Sixteen years on, Israel’s strategy in Gaza has pushed Merkel’s successor into a moral maze. After the October 7th Hamas attacks, Scholz repeated the Staatsräson term, insisting “there is only one place for Germany: at Israel’s side”. Seven months on, he is pursuing a policy of knowing and not knowing who he is dealing with in Jerusalem – and the corner into which this solidarity is pushing Germany.

Amid critics’ claims of double standards, they say Germany’s slippery “Staatsräson” doctrine has collided with its Basic Law’s assertion that human dignity is inviolable. Things came to a head this week amid discussion of a possible arrest warrant for Binyamin Netanyahu from the International Criminal Court.

Asked how it would react to any ICC warrant against Netanyahu – effectively a choice between Israel and international law – Germany made a discreet but significant shift: Steffen Hebestreit, spokesman for Scholz, said Germany would “naturally stick to the law”.

Similarly the foreign ministry, while critical of the “incorrect impression” of equivalence between the Israeli and Hamas leaders, emphasised its respect for the independence of the court in The Hague. That respect has a number: with an annual €20 million contribution, Germany is the second-largest backer of the ICC after Japan. Meanwhile, its military backing for Israel, second only to the US, saw Germany dragged before another Hague tribunal.

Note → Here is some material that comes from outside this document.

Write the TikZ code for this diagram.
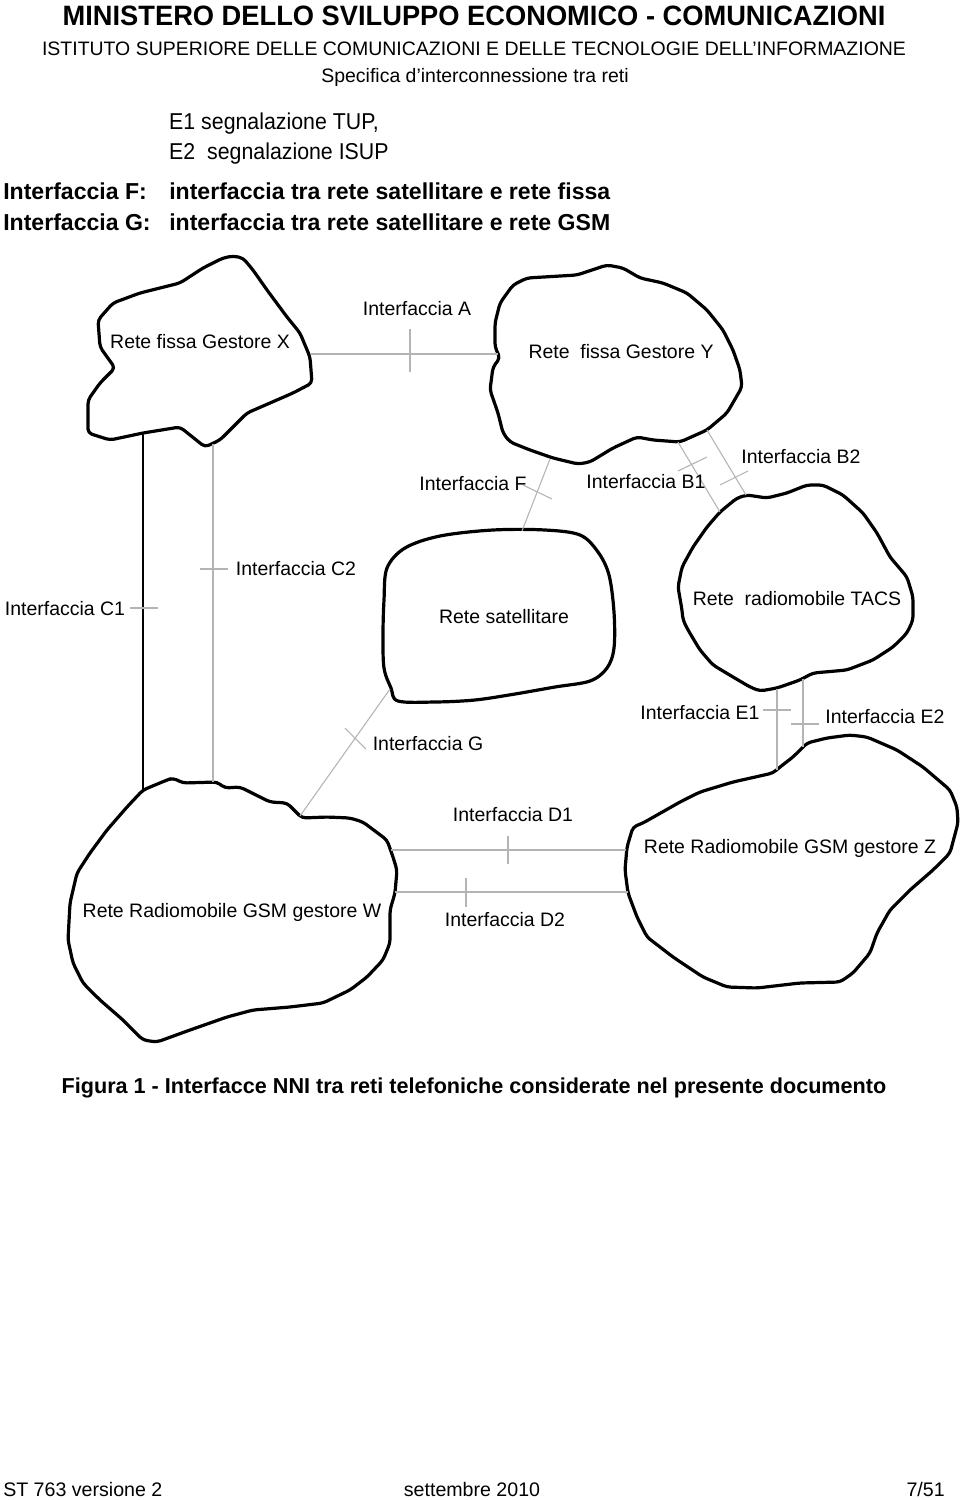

In a case brought by Nicaragua, Berlin lawyers convinced the UN International Court of Justice (ICJ) – in emergency preliminary proceedings, at least – that its arms supplies were not “facilitating genocide” in Gaza. The lawyers added how, amid growing frustration over Gaza aid blockades, Germany had reviewed and reduced significantly its Israel arms deliveries.

With the post-unification era well and truly over, this is an anxious anniversary for Germany and its Basic Law. There is even talk of a new constitution for these new times. For now the emotional debate – over what this country stands for and what it should want – may yet prove a decisive, Kairos moment of opportunity.